THE TASK:
Copy out the whole listing exactly as written, leaving the pictures behind.

COLLECTED DATA:
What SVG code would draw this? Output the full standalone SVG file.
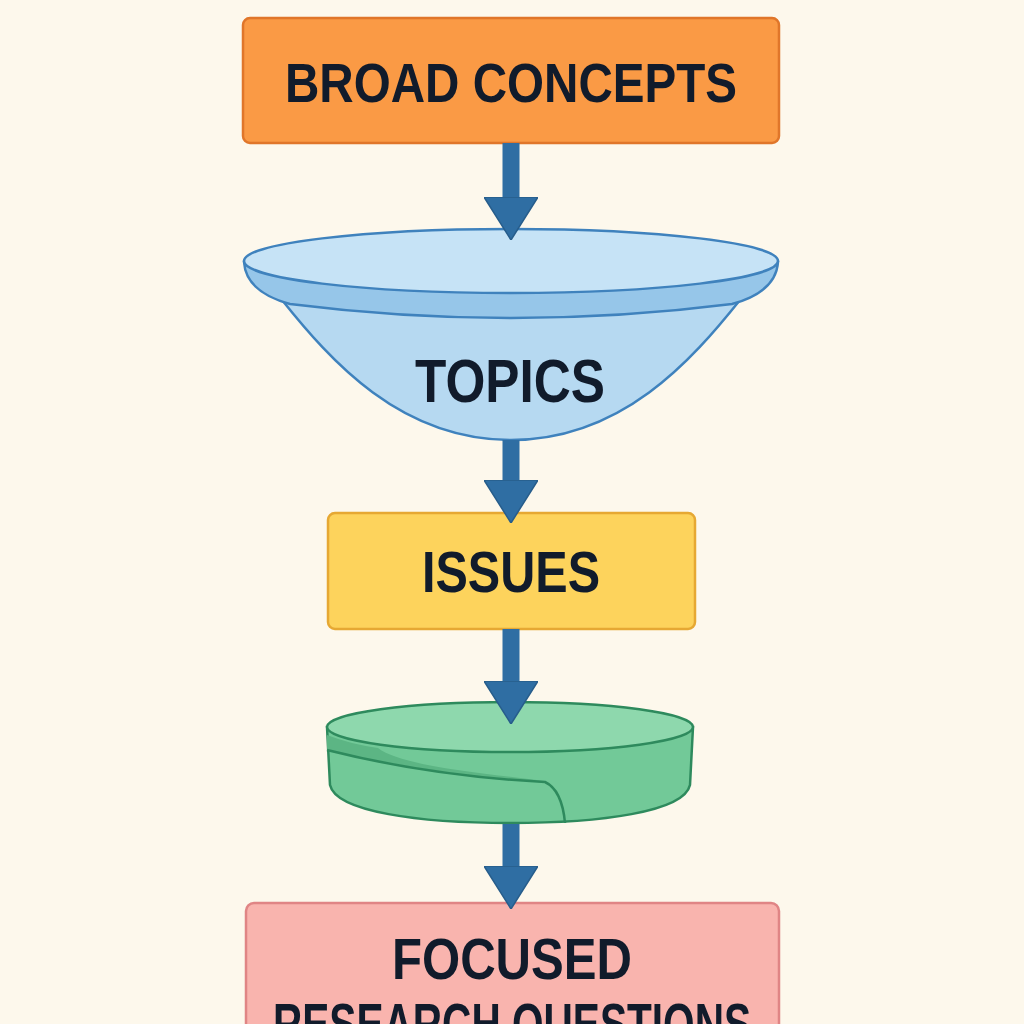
<svg xmlns="http://www.w3.org/2000/svg" width="1024" height="1024" viewBox="0 0 1024 1024">
  <style>
    .lbl { font-family: "Liberation Sans", Arial, sans-serif; font-weight: bold; fill: #111b2b; text-anchor: middle; }
    .box { stroke-width: 2.5; }
    .conn { stroke: #2f6ea3; stroke-width: 17; fill: none; marker-end: url(#head); }
  </style>
  <defs>
    <marker id="head" viewBox="0 0 43 54" refX="1" refY="27" markerWidth="43" markerHeight="54" markerUnits="userSpaceOnUse" orient="auto">
      <path d="M0 0 L43 27 L0 54 Z" fill="#2f6ea3" stroke="#275d8b" stroke-width="1.5"/>
    </marker>
  </defs>
  <rect width="1024" height="1024" fill="#fdf8ec"/>

  <g id="broad-concepts">
    <rect class="box" x="243" y="18" width="536" height="125" rx="7" fill="#fa9a45" stroke="#e0762a"/>
    <text class="lbl" x="511" y="102" font-size="56" textLength="452" lengthAdjust="spacingAndGlyphs">BROAD CONCEPTS</text>
  </g>

  <g id="topics">
    <path d="M282 300 C330 360 400 440 511 440 C622 440 692 360 740 300 Z" fill="#b6d9f1" stroke="#3f82bd" stroke-width="2.5"/>
    <path d="M244 262 Q246 292 290 304 Q511 332 732 304 Q776 292 778 262 Z" fill="#96c6e9" stroke="#3f82bd" stroke-width="2.5"/>
    <ellipse cx="511" cy="261" rx="267" ry="32" fill="#c6e3f6" stroke="#3f82bd" stroke-width="2.5"/>
    <text class="lbl" x="510" y="402" font-size="62" textLength="190" lengthAdjust="spacingAndGlyphs">TOPICS</text>
  </g>

  <g id="issues">
    <rect class="box" x="328" y="513" width="367" height="116" rx="7" fill="#fdd35c" stroke="#e6a833"/>
    <text class="lbl" x="511" y="592" font-size="58" textLength="178" lengthAdjust="spacingAndGlyphs">ISSUES</text>
  </g>

  <g id="disc">
    <path d="M327 727 L330 785 C336 812 420 823 510 823 C600 823 684 812 690 785 L693 727 Z" fill="#72c998" stroke="#2e8a5d" stroke-width="2.5"/>
    <path d="M327 735 Q350 744 378 748 C400 765 470 772 545 781 Q450 778 327 750 Z" fill="#5cb584"/>
    <path d="M327 750 Q430 776 545 782 Q562 790 565 823" fill="none" stroke="#2e8a5d" stroke-width="2.5"/>
    <ellipse cx="510" cy="727" rx="183" ry="25" fill="#8ed8ad" stroke="#2e8a5d" stroke-width="2.5"/>
  </g>

  <g id="focused-research-questions">
    <rect class="box" x="246" y="903" width="533" height="150" rx="8" fill="#f9b4ae" stroke="#e08585"/>
    <text class="lbl" x="512" y="979" font-size="57" textLength="240" lengthAdjust="spacingAndGlyphs">FOCUSED</text>
    <text class="lbl" x="512" y="1044" font-size="57" textLength="478" lengthAdjust="spacingAndGlyphs">RESEARCH QUESTIONS</text>
  </g>

  <g id="connectors">
    <line class="conn" x1="511" y1="143" x2="511" y2="198"/>
    <line class="conn" x1="511" y1="440" x2="511" y2="481"/>
    <line class="conn" x1="511" y1="629" x2="511" y2="682"/>
    <line class="conn" x1="511" y1="824" x2="511" y2="867"/>
  </g>
</svg>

FINAL RESULT:
What SVG code would draw this? Output the full standalone SVG file.
<svg xmlns="http://www.w3.org/2000/svg" width="1024" height="1024" viewBox="0 0 1024 1024">
  <style>
    .lbl { font-family: "Liberation Sans", Arial, sans-serif; font-weight: bold; fill: #111b2b; text-anchor: middle; }
    .box { stroke-width: 2.5; }
    .conn { stroke: #2f6ea3; stroke-width: 17; fill: none; marker-end: url(#head); }
  </style>
  <defs>
    <marker id="head" viewBox="0 0 43 54" refX="1" refY="27" markerWidth="43" markerHeight="54" markerUnits="userSpaceOnUse" orient="auto">
      <path d="M0 0 L43 27 L0 54 Z" fill="#2f6ea3" stroke="#275d8b" stroke-width="1.5"/>
    </marker>
  </defs>
  <rect width="1024" height="1024" fill="#fdf8ec"/>

  <g id="broad-concepts">
    <rect class="box" x="243" y="18" width="536" height="125" rx="7" fill="#fa9a45" stroke="#e0762a"/>
    <text class="lbl" x="511" y="102" font-size="56" textLength="452" lengthAdjust="spacingAndGlyphs">BROAD CONCEPTS</text>
  </g>

  <g id="topics">
    <path d="M282 300 C330 360 400 440 511 440 C622 440 692 360 740 300 Z" fill="#b6d9f1" stroke="#3f82bd" stroke-width="2.5"/>
    <path d="M244 262 Q246 292 290 304 Q511 332 732 304 Q776 292 778 262 Z" fill="#96c6e9" stroke="#3f82bd" stroke-width="2.5"/>
    <ellipse cx="511" cy="261" rx="267" ry="32" fill="#c6e3f6" stroke="#3f82bd" stroke-width="2.5"/>
    <text class="lbl" x="510" y="402" font-size="62" textLength="190" lengthAdjust="spacingAndGlyphs">TOPICS</text>
  </g>

  <g id="issues">
    <rect class="box" x="328" y="513" width="367" height="116" rx="7" fill="#fdd35c" stroke="#e6a833"/>
    <text class="lbl" x="511" y="592" font-size="58" textLength="178" lengthAdjust="spacingAndGlyphs">ISSUES</text>
  </g>

  <g id="disc">
    <path d="M327 727 L330 785 C336 812 420 823 510 823 C600 823 684 812 690 785 L693 727 Z" fill="#72c998" stroke="#2e8a5d" stroke-width="2.5"/>
    <path d="M327 735 Q350 744 378 748 C400 765 470 772 545 781 Q450 778 327 750 Z" fill="#5cb584"/>
    <path d="M327 750 Q430 776 545 782 Q562 790 565 823" fill="none" stroke="#2e8a5d" stroke-width="2.5"/>
    <ellipse cx="510" cy="727" rx="183" ry="25" fill="#8ed8ad" stroke="#2e8a5d" stroke-width="2.5"/>
  </g>

  <g id="focused-research-questions">
    <rect class="box" x="246" y="903" width="533" height="150" rx="8" fill="#f9b4ae" stroke="#e08585"/>
    <text class="lbl" x="512" y="979" font-size="57" textLength="240" lengthAdjust="spacingAndGlyphs">FOCUSED</text>
    <text class="lbl" x="512" y="1044" font-size="57" textLength="478" lengthAdjust="spacingAndGlyphs">RESEARCH QUESTIONS</text>
  </g>

  <g id="connectors">
    <line class="conn" x1="511" y1="143" x2="511" y2="198"/>
    <line class="conn" x1="511" y1="440" x2="511" y2="481"/>
    <line class="conn" x1="511" y1="629" x2="511" y2="682"/>
    <line class="conn" x1="511" y1="824" x2="511" y2="867"/>
  </g>
</svg>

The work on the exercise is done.